Multimodal Architecture¶
This project should evolve as a shared platform plus multiple modality-specific applications, not as one giant website that tries to present tabular, text, image, and future modalities through a single product surface.
Recommended Shape¶
Use one repository or monorepo with a clear split between platform code and modality apps:
repo/
packages/
privsyn_platform/ # auth, storage, jobs, ownership, modality routing contracts
privsyn_tabular/ # tabular library + CLI
privsyn_text/ # text library + CLI
privsyn_image/ # image library + CLI
apps/
tabular_web/ # tabular UI + API
text_web/ # text UI + API
image_web/ # image UI + API
hub_web/ # optional landing page / submission gateway
workers/
tabular_worker/
text_worker/
image_worker/
deploy/
shared/
tabular/
text/
image/
If you prefer multiple repositories instead of a monorepo, keep the same conceptual split:
- one shared
privsyn_platformpackage - one app/service per modality
- one worker/runtime environment per modality
What Should Be Shared¶
Keep these in privsyn_platform:
- authentication and SSO integration
- job creation, polling, cancellation, and ownership rules
- durable metadata and object storage
- deployment-facing settings and runner contracts
- modality routing contracts and submission metadata
What Should Stay Modality-Specific¶
Do not force these into the shared layer:
- model loading and inference code
- GPU/runtime dependencies
- prompt or dataset schemas
- evaluation metrics
- frontend workflows and result presentation
Tabular, text, and image products can share a login shell and a job-history page, but the generation forms and result views should remain separate.
UI Recommendation¶
Do not put every modality into one dense workflow page.
Prefer:
tabular.example.edutext.example.eduimage.example.edu
Optionally add a thin hub such as studio.example.edu that:
- lets the user choose a modality
- shows recent jobs across apps
- routes to the correct product
Automatic Modality Detection¶
Automatic detection is useful as a fallback, but it should not be the only control path.
Recommended rule:
- If the caller explicitly declares a modality, trust it.
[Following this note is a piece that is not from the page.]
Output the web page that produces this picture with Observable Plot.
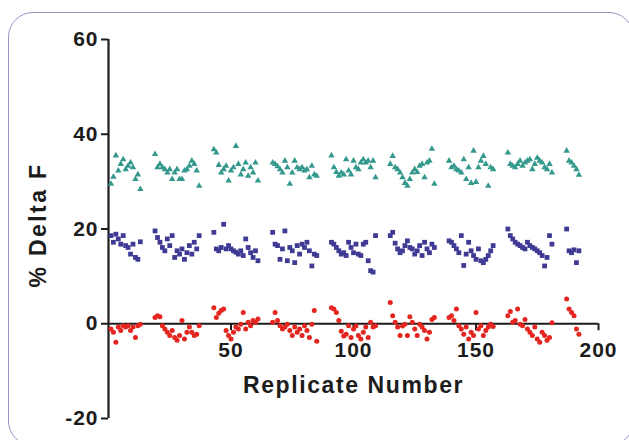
<!DOCTYPE html>
<html>
<head>
<meta charset="utf-8">
<script src="https://cdn.jsdelivr.net/npm/d3@7"></script>
<script src="https://cdn.jsdelivr.net/npm/@observablehq/plot@0.6"></script>
<style>
  html, body { margin: 0; padding: 0; background: #fff; }
  #wrap { position: relative; width: 629px; height: 440px; overflow: hidden; background: #fff; }
  #frame { position: absolute; left: 8px; top: 12px; width: 626px; height: 434px;
           border: 1.6px solid #a28cc6; border-radius: 25px; box-sizing: border-box; }
  #chart { position: absolute; left: 0; top: 0; }
  .ticklab text { letter-spacing: 1px; }
  .xlab text { letter-spacing: 1.6px; }
  .ylab text { letter-spacing: 2.4px; }
</style>
</head>
<body>
<div id="wrap"><div id="frame"></div><div id="chart"></div></div>
<script>
// Replicate numbers: each run of values starts at these replicate numbers
const groupStart = [1, 19, 43, 67, 91, 115, 139, 163, 187];

// Triangles (teal)
const tealValues = [
  [29.5, 31, 35.5, 32.3, 33.7, 34.7, 32.6, 33.3, 34, 33, 30.5, 31.5, 28.4],
  [35.8, 33, 33.7, 33, 32.6, 31.9, 32.6, 30.5, 31.9, 32.6, 30.5, 30.5, 32.3, 32.6, 33.3, 34.4, 33.7, 32.3, 29.1],
  [36.8, 36.1, 33.5, 31.9, 32.6, 33.3, 30.2, 32.3, 33, 37.5, 33.7, 31.5, 32.6, 34, 31.2, 33, 31.9, 34, 30.2],
  [34, 33.7, 33.2, 32.6, 31.9, 34.4, 33, 29.5, 31.9, 34.4, 33, 32.6, 33, 32.3, 32.6, 30.9, 33.3, 31.5, 31.2],
  [35.5, 33, 32, 31.2, 31.9, 31.5, 34.7, 32.3, 31.5, 34.4, 33, 32.6, 34, 34.7, 34, 34.4, 33, 34.4, 30.9],
  [33.7, 35.4, 33, 32.6, 31.9, 30.9, 29.7, 29.1, 30.5, 31.9, 32.6, 32, 33.3, 33.7, 30.9, 34, 34.4, 36.9, 29.5],
  [34.4, 33, 33.3, 32.6, 32.3, 31.9, 34.7, 30.5, 33, 29.7, 36.5, 29.9, 33, 34.4, 35.4, 33.7, 29.1, 33, 32.6],
  [36.1, 33.7, 33.3, 33, 33.7, 34.4, 33.3, 34, 34.4, 34.7, 32.6, 33.7, 35, 34.4, 34, 33, 32.6, 33.7, 31.9],
  [36.5, 34.4, 34, 33.3, 32.6, 31.4]
];

// Squares (navy)
const navyValues = [
  [18.6, 17.2, 18.9, 17.9, 16.8, 18.6, 16.5, 16.1, 14.7, 16.8, 14, 13.6, 17.3],
  [19.6, 18.2, 17.2, 16.1, 15.4, 17.9, 16.5, 18.6, 14, 15.4, 14.7, 15.8, 13.6, 15, 16.5, 14.7, 17.2, 15.8, 18.6],
  [19.3, 15.8, 15.4, 16.1, 21, 15.8, 16.5, 15.8, 15.4, 15.1, 14.7, 15.4, 14.4, 17.9, 16.1, 15, 14, 15.4, 13.3],
  [19.3, 16.8, 16.5, 13.6, 15.8, 19.6, 13.3, 16.1, 15.4, 12.9, 16.5, 14.7, 16.8, 16.1, 17.2, 15.4, 12.2, 14.7, 14.4],
  [17.2, 16.8, 16.1, 15.4, 14.7, 15, 14.4, 17.2, 16.1, 15, 16.8, 14.7, 14.4, 16.8, 17.2, 13.3, 11.2, 10.9, 18.6],
  [18.6, 19.3, 17, 15.8, 15, 15.4, 16.5, 17.5, 16.1, 15.8, 14.7, 15.4, 16.5, 14.4, 17.2, 15.8, 15, 16.8, 16.1],
  [17.5, 17.2, 16.5, 15.8, 15, 18.6, 12.3, 14.7, 17.2, 15.4, 14.4, 13.6, 15.8, 13.3, 12.9, 13.6, 14.4, 15.4, 16.5],
  [20, 18.6, 17.9, 17.2, 16.8, 16.5, 16.1, 15.8, 17.2, 16.5, 16.1, 15.8, 15.4, 15, 14.4, 12.2, 14, 18.6, 16.8],
  [20, 15.4, 15, 15.6, 12.9, 15.4]
];

// Circles (red)
const redValues = [
  [-1.1, -1.8, -3.9, -0.7, -1.4, -0.4, -0.7, -0.4, -1.4, -0.7, -2.9, -0.4, -0.1],
  [1.3, 1.7, 1.5, -0.4, -1.1, -1.8, -2.5, -1.4, -2.9, -3.5, -2.5, 0.7, -3.2, -1.8, -0.7, -1.8, -2.5, -2.2, -0.4],
  [3.4, 1.3, 2.2, 2.8, 3.1, -1.4, -2.5, -3.2, -1.8, -0.7, -1.1, -0.1, 2.4, -1.1, 0.3, -0.4, 0.7, 0.3, 1],
  [0.3, 2.4, 0.7, -0.4, -1.1, -0.7, -0.1, -1.4, -2.5, -0.7, -1.8, -1.1, -2.5, -0.4, -1.4, -2.9, -0.1, 2.8, -3.7],
  [3.4, 3.1, 2.4, 0.7, -1.6, -2.6, -2.2, -0.4, -2.9, -1.1, -0.5, -2.5, -3.2, -1.8, -0.7, -2.9, 0.3, -0.7, -0.4],
  [4.5, 1.7, 0.3, -0.7, -2.5, -0.5, -0.1, -2.5, 1.5, 0.3, -1.1, -2.5, -0.1, -0.7, -1.4, -3.2, -1.8, 0.9, 1.3],
  [1.3, 1.7, 0.7, 3.1, -0.4, -1.1, -2.2, -0.7, -3.2, -1.8, -2.5, 2.4, -1.1, -0.4, -2.5, -1.4, -0.7, -0.1, -0.6],
  [1.7, 2.6, 0.3, 0.7, 3.1, -0.1, -0.4, 0.9, -1.1, -1.8, -2.5, -0.7, -3.2, -3.9, -1.8, -2.5, -3.5, -2.9, 0.2],
  [5.2, 3.1, 2.4, 1.7, -1.1, -2.2]
];

const xTicks = [50, 100, 150, 200];
const yTicks = [-20, 0, 20, 40, 60];
const xLabel = "Replicate Number";
const yLabel = "% Delta F";

function toRows(groups) {
  const rows = [];
  groups.forEach((vals, g) => vals.forEach((v, i) => rows.push({replicate: groupStart[g] + i, value: v})));
  return rows;
}
const teal = toRows(tealValues);
const navy = toRows(navyValues);
const red = toRows(redValues);

const font = "'Liberation Sans', Arial, Helvetica, sans-serif";
const ink = "#1c1c1c";

const plot = Plot.plot({
  width: 629,
  height: 440,
  marginLeft: 108,
  marginRight: 31,
  marginTop: 39,
  marginBottom: 22,
  style: {fontFamily: font, fontWeight: "bold", fontSize: "21px", color: ink, background: "transparent", overflow: "visible"},
  x: {domain: [0, 200], axis: null},
  y: {domain: [-20, 60], axis: null},
  marks: [
    Plot.axisY({ticks: yTicks, tickFormat: d => String(d), tickSize: 7, tickPadding: 3, strokeWidth: 2, label: null,
                fontSize: 21, fontWeight: "bold", fill: ink, stroke: ink, className: "ticklab"}),
    Plot.ruleX([0], {y1: -20, y2: 60, strokeWidth: 2.2, stroke: ink}),
    Plot.ruleY([0], {x1: 0, x2: 200, strokeWidth: 2.2, stroke: ink}),
    Plot.ruleX(xTicks, {x: d => d, y1: 0, y2: 0, insetBottom: -7, strokeWidth: 2, stroke: ink}),
    Plot.text(xTicks, {x: d => d, y: 0, text: d => String(d), dy: 27, lineAnchor: "middle", textAnchor: "middle",
                       fontSize: 21, fontWeight: "bold", fill: ink, className: "ticklab"}),
    Plot.text([xLabel], {frameAnchor: "bottom", text: d => d, dy: -33, lineAnchor: "middle", textAnchor: "middle",
                         fontSize: 23, fontWeight: "bold", fill: ink, className: "xlab"}),
    Plot.text([yLabel], {frameAnchor: "left", text: d => d, dx: -70, dy: -4, rotate: -90, lineAnchor: "middle", textAnchor: "middle",
                         fontSize: 23, fontWeight: "bold", fill: ink, className: "ylab"}),
    Plot.dot(teal, {x: "replicate", y: "value", symbol: "triangle", r: 2.4, fill: "#34998d", stroke: "none"}),
    Plot.dot(navy, {x: "replicate", y: "value", symbol: "square", r: 2.7, fill: "#3f3b94", stroke: "none"}),
    Plot.dot(red, {x: "replicate", y: "value", symbol: "circle", r: 2.5, fill: "#e5251f", stroke: "none"})
  ]
});
document.getElementById("chart").appendChild(plot);
</script>
</body>
</html>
- Otherwise infer modality from file type, content type, or request schema.
- If inputs span multiple modalities, classify the request as
multimodal. - If inference is ambiguous, return
unknownand ask the caller or UI to choose.
The shared package now includes a starter contract in privsyn_platform.modality with:
ModalityInputDescriptorinfer_input_modality(...)detect_modality(...)
This is enough to support a future hub or gateway without prematurely coupling all apps together.
Gateway Pattern¶
If you want a single submission endpoint later, make it a router, not a monolith.
Example flow:
- Client submits files and optional declared modality to
hub_web. hub_webusesprivsyn_platform.modality.detect_modality(...).- The gateway creates a platform-level job record.
- The request is forwarded to the correct modality app or worker backend.
- Status and ownership stay consistent because they all use the same platform contracts.
That keeps the user-facing entry unified while still allowing:
- different runtime images
- different model dependencies
- different GPU/CPU scheduling
- different result UIs
Practical Next Step¶
When a new modality project starts:
- Build its library/CLI first.
- Reuse
privsyn_platformfor auth, jobs, storage, and ownership. - Create a separate web app only if that modality needs one.
- Add the modality to a hub only after the standalone app works well.